◆ TO BE DONE
Your job is to retype all of the data word for word, leaving every image out.

════════════════

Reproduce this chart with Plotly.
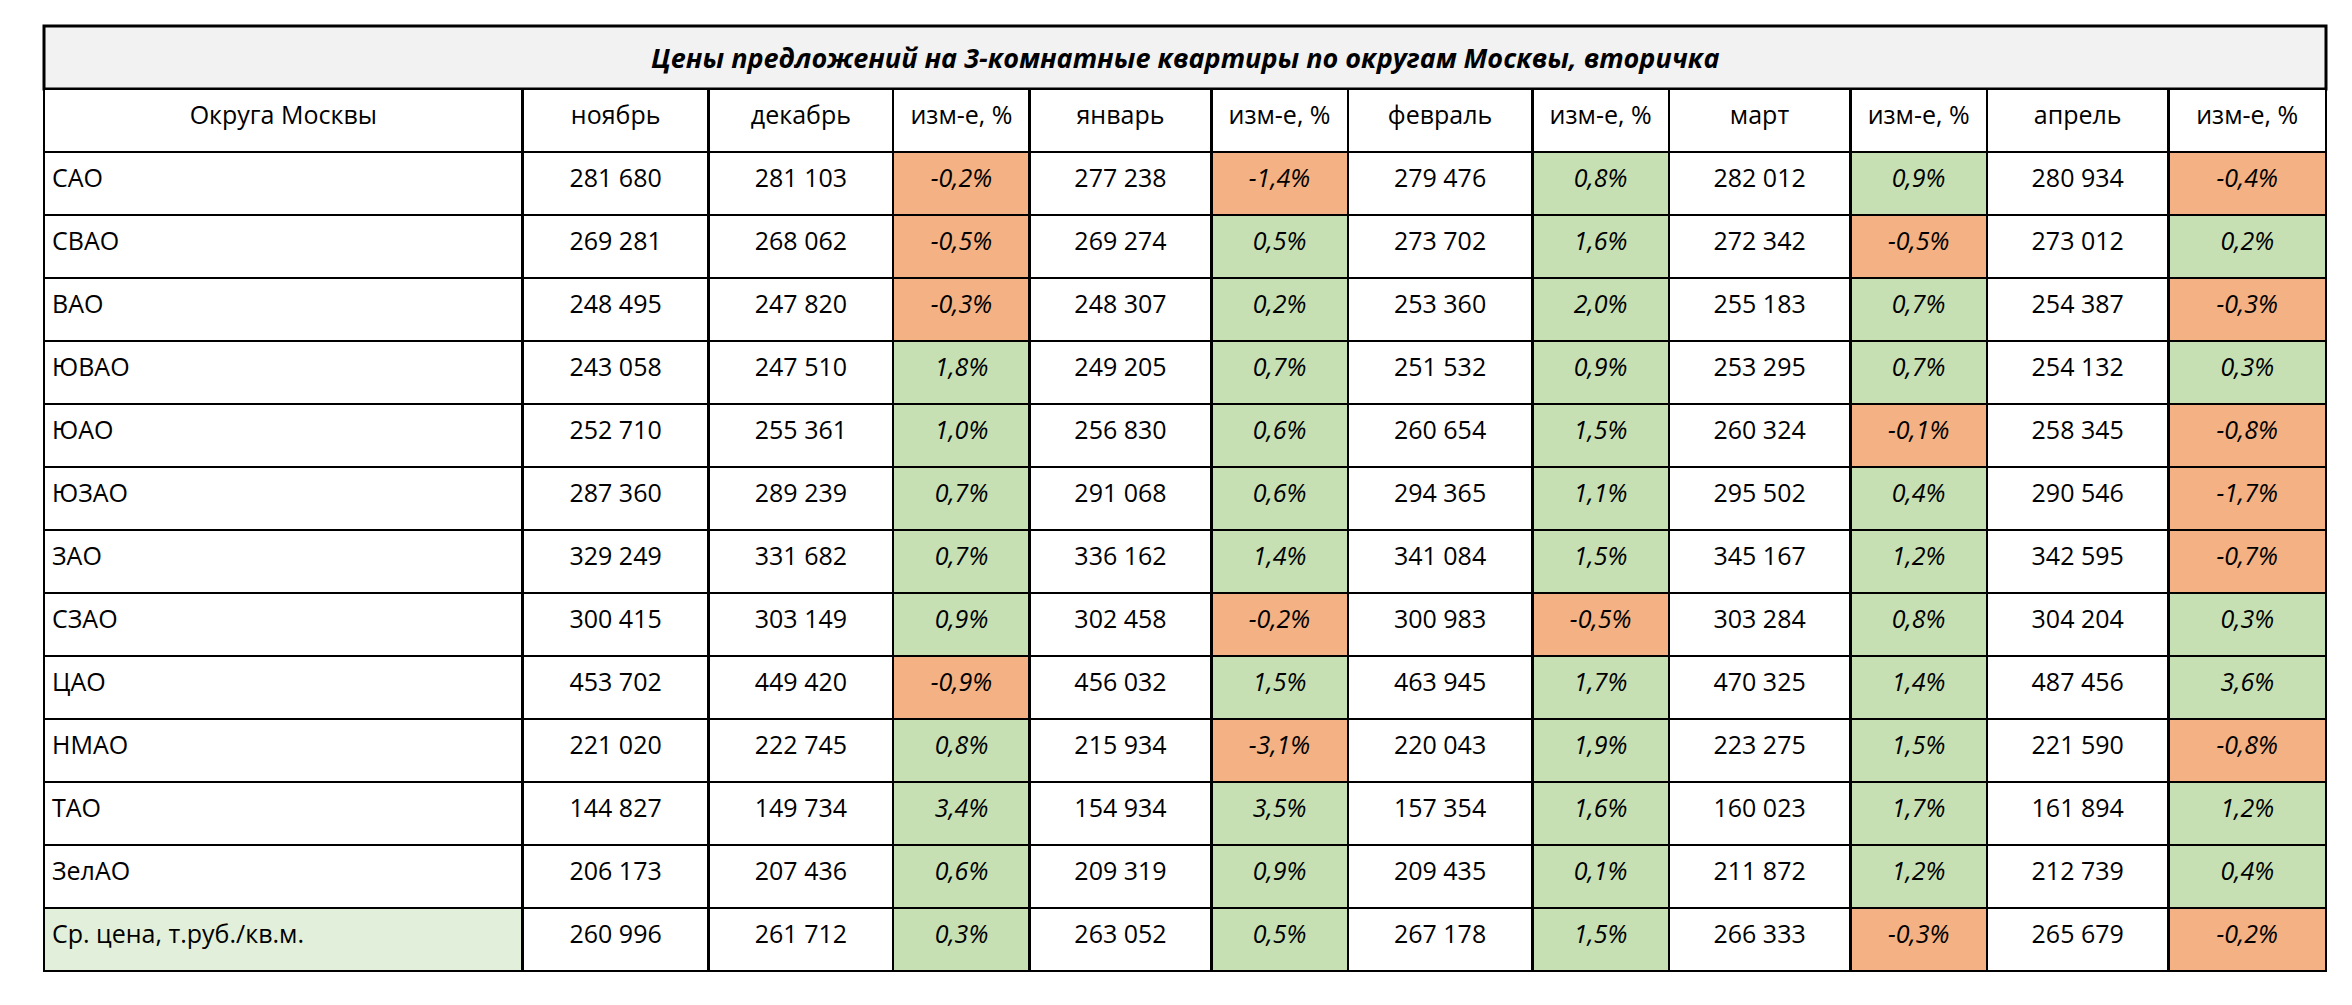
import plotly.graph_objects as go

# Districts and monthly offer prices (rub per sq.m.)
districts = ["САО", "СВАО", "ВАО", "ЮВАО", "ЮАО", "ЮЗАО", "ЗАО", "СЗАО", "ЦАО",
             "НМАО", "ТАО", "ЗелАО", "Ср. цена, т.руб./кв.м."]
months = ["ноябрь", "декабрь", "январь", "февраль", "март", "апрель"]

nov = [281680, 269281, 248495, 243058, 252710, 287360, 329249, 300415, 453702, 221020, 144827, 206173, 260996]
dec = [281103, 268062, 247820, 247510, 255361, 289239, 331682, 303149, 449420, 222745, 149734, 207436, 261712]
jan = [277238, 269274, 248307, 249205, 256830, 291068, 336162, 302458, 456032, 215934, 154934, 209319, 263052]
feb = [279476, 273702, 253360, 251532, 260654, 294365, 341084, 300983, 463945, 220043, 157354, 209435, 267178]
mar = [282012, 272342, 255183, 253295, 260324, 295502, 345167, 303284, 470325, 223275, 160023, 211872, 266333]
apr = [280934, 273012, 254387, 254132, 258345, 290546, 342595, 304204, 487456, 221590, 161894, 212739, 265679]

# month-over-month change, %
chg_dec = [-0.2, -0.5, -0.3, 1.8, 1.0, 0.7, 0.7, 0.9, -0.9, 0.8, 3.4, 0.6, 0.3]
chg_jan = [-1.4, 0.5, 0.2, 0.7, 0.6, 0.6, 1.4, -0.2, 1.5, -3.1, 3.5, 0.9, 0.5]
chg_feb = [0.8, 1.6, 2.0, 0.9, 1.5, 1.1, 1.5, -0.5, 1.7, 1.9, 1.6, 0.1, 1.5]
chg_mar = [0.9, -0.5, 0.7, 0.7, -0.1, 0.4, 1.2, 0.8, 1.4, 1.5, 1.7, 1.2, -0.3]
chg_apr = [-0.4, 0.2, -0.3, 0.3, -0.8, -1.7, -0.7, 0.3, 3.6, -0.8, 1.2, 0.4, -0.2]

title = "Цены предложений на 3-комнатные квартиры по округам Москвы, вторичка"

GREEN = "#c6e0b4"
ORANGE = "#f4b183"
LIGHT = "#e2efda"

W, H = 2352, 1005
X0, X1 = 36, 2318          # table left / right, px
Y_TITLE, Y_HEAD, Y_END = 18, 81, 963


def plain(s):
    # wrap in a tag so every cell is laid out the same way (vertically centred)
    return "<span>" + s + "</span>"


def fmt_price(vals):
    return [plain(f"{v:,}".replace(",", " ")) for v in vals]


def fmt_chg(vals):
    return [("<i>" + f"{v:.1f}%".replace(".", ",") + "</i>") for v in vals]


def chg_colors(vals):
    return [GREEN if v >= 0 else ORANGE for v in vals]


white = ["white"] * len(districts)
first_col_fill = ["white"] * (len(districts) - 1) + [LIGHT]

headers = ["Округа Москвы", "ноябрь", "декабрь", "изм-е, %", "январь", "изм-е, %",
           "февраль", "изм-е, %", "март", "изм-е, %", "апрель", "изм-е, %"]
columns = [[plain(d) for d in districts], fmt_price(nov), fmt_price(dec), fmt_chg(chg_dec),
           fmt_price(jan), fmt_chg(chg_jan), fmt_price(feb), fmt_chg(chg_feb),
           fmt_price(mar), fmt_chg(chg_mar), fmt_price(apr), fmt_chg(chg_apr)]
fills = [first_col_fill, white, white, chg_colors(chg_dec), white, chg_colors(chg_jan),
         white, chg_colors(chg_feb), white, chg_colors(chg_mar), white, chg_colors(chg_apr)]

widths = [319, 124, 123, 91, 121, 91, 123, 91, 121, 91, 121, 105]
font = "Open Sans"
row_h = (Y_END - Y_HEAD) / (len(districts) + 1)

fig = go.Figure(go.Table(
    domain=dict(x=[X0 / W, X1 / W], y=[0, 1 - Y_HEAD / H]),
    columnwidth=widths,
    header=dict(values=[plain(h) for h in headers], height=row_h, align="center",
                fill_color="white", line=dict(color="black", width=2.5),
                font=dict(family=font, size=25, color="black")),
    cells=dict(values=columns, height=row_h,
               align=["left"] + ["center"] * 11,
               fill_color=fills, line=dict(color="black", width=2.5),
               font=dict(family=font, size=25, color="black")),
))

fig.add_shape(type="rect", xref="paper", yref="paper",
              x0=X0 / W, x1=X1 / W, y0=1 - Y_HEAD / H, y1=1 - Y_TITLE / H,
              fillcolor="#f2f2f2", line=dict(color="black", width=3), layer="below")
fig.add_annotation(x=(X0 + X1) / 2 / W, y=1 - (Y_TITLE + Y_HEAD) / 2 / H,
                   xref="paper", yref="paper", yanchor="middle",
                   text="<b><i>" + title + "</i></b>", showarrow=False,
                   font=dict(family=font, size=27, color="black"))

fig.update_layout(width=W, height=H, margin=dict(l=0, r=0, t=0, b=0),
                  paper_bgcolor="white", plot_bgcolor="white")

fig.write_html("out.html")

════════════════

◆ TASK SOLUTION
Reproduce this chart with Plotly.
import plotly.graph_objects as go

# Districts and monthly offer prices (rub per sq.m.)
districts = ["САО", "СВАО", "ВАО", "ЮВАО", "ЮАО", "ЮЗАО", "ЗАО", "СЗАО", "ЦАО",
             "НМАО", "ТАО", "ЗелАО", "Ср. цена, т.руб./кв.м."]
months = ["ноябрь", "декабрь", "январь", "февраль", "март", "апрель"]

nov = [281680, 269281, 248495, 243058, 252710, 287360, 329249, 300415, 453702, 221020, 144827, 206173, 260996]
dec = [281103, 268062, 247820, 247510, 255361, 289239, 331682, 303149, 449420, 222745, 149734, 207436, 261712]
jan = [277238, 269274, 248307, 249205, 256830, 291068, 336162, 302458, 456032, 215934, 154934, 209319, 263052]
feb = [279476, 273702, 253360, 251532, 260654, 294365, 341084, 300983, 463945, 220043, 157354, 209435, 267178]
mar = [282012, 272342, 255183, 253295, 260324, 295502, 345167, 303284, 470325, 223275, 160023, 211872, 266333]
apr = [280934, 273012, 254387, 254132, 258345, 290546, 342595, 304204, 487456, 221590, 161894, 212739, 265679]

# month-over-month change, %
chg_dec = [-0.2, -0.5, -0.3, 1.8, 1.0, 0.7, 0.7, 0.9, -0.9, 0.8, 3.4, 0.6, 0.3]
chg_jan = [-1.4, 0.5, 0.2, 0.7, 0.6, 0.6, 1.4, -0.2, 1.5, -3.1, 3.5, 0.9, 0.5]
chg_feb = [0.8, 1.6, 2.0, 0.9, 1.5, 1.1, 1.5, -0.5, 1.7, 1.9, 1.6, 0.1, 1.5]
chg_mar = [0.9, -0.5, 0.7, 0.7, -0.1, 0.4, 1.2, 0.8, 1.4, 1.5, 1.7, 1.2, -0.3]
chg_apr = [-0.4, 0.2, -0.3, 0.3, -0.8, -1.7, -0.7, 0.3, 3.6, -0.8, 1.2, 0.4, -0.2]

title = "Цены предложений на 3-комнатные квартиры по округам Москвы, вторичка"

GREEN = "#c6e0b4"
ORANGE = "#f4b183"
LIGHT = "#e2efda"

W, H = 2352, 1005
X0, X1 = 36, 2318          # table left / right, px
Y_TITLE, Y_HEAD, Y_END = 18, 81, 963


def plain(s):
    # wrap in a tag so every cell is laid out the same way (vertically centred)
    return "<span>" + s + "</span>"


def fmt_price(vals):
    return [plain(f"{v:,}".replace(",", " ")) for v in vals]


def fmt_chg(vals):
    return [("<i>" + f"{v:.1f}%".replace(".", ",") + "</i>") for v in vals]


def chg_colors(vals):
    return [GREEN if v >= 0 else ORANGE for v in vals]


white = ["white"] * len(districts)
first_col_fill = ["white"] * (len(districts) - 1) + [LIGHT]

headers = ["Округа Москвы", "ноябрь", "декабрь", "изм-е, %", "январь", "изм-е, %",
           "февраль", "изм-е, %", "март", "изм-е, %", "апрель", "изм-е, %"]
columns = [[plain(d) for d in districts], fmt_price(nov), fmt_price(dec), fmt_chg(chg_dec),
           fmt_price(jan), fmt_chg(chg_jan), fmt_price(feb), fmt_chg(chg_feb),
           fmt_price(mar), fmt_chg(chg_mar), fmt_price(apr), fmt_chg(chg_apr)]
fills = [first_col_fill, white, white, chg_colors(chg_dec), white, chg_colors(chg_jan),
         white, chg_colors(chg_feb), white, chg_colors(chg_mar), white, chg_colors(chg_apr)]

widths = [319, 124, 123, 91, 121, 91, 123, 91, 121, 91, 121, 105]
font = "Open Sans"
row_h = (Y_END - Y_HEAD) / (len(districts) + 1)

fig = go.Figure(go.Table(
    domain=dict(x=[X0 / W, X1 / W], y=[0, 1 - Y_HEAD / H]),
    columnwidth=widths,
    header=dict(values=[plain(h) for h in headers], height=row_h, align="center",
                fill_color="white", line=dict(color="black", width=2.5),
                font=dict(family=font, size=25, color="black")),
    cells=dict(values=columns, height=row_h,
               align=["left"] + ["center"] * 11,
               fill_color=fills, line=dict(color="black", width=2.5),
               font=dict(family=font, size=25, color="black")),
))

fig.add_shape(type="rect", xref="paper", yref="paper",
              x0=X0 / W, x1=X1 / W, y0=1 - Y_HEAD / H, y1=1 - Y_TITLE / H,
              fillcolor="#f2f2f2", line=dict(color="black", width=3), layer="below")
fig.add_annotation(x=(X0 + X1) / 2 / W, y=1 - (Y_TITLE + Y_HEAD) / 2 / H,
                   xref="paper", yref="paper", yanchor="middle",
                   text="<b><i>" + title + "</i></b>", showarrow=False,
                   font=dict(family=font, size=27, color="black"))

fig.update_layout(width=W, height=H, margin=dict(l=0, r=0, t=0, b=0),
                  paper_bgcolor="white", plot_bgcolor="white")

fig.write_html("out.html")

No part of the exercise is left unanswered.